Group works for right to refuse service for same-sex weddings
PORTLAND, Ore. -- It all started a year ago at a small bakery in Gresham called Sweet Cakes by Melissa.
Melissa and her husband, Aaron Klein, turned away a lesbian couple when they ordered a cake for their wedding.
That's against an Oregon law passed in 2007 that bans discrimination based on sexual orientation and other protected factors.
Almost a year after the Sweet Cakes incident, a new group backed by the Oregon Family Council launched a petition that would rewrite state law.
The Friends of Religious Freedom announced it was seeking 87,000 signatures to put the issue on the ballot next November.
It needs the signatures by July.
"People of faith don't want to be dragged by the hair to attend ceremonies that violate their deeply held religious beliefs," said Shawn Lindsay, the lawyer for the group. "There is a tremendous amount of conflict here. We want to find a way to get along peacefully and respect each other's rights."
The proposal would allow a religious exception for business owners who choose to refuse service for ceremonies and arrangements relating to same-sex weddings, civil unions and domestic partnerships.
The change, if passed by voters, would not allow discrimination against gays or lesbians for other reasons.
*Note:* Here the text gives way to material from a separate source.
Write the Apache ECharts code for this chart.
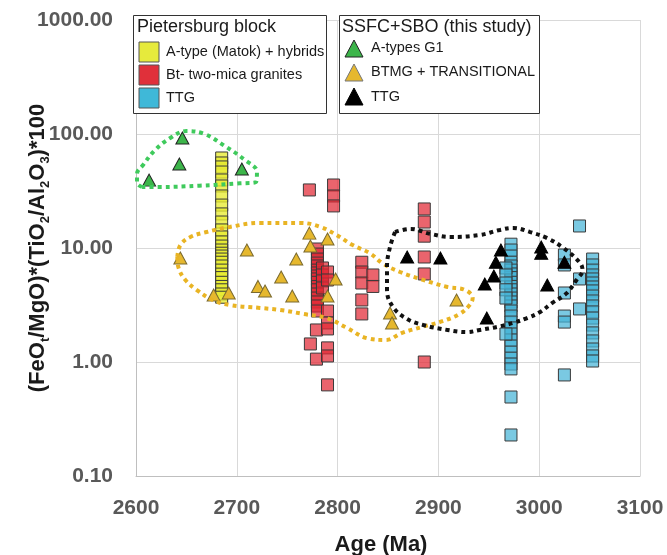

Basic Rights Oregon declined to be interviewed but sent an email saying:
"Religious freedom is a fundamental part of America. And while we are all entitled to our religious beliefs, those beliefs don't entitle any of us to discriminate against others, or disobey laws that are already in place to ensure that everyone is treated equally. Freedom means freedom for everyone, and it is wrong to treat people differently because of who they are and who they love."
The Bureau of Labor and Industries is still investigating the original complaint against Sweet Cakes by Melissa.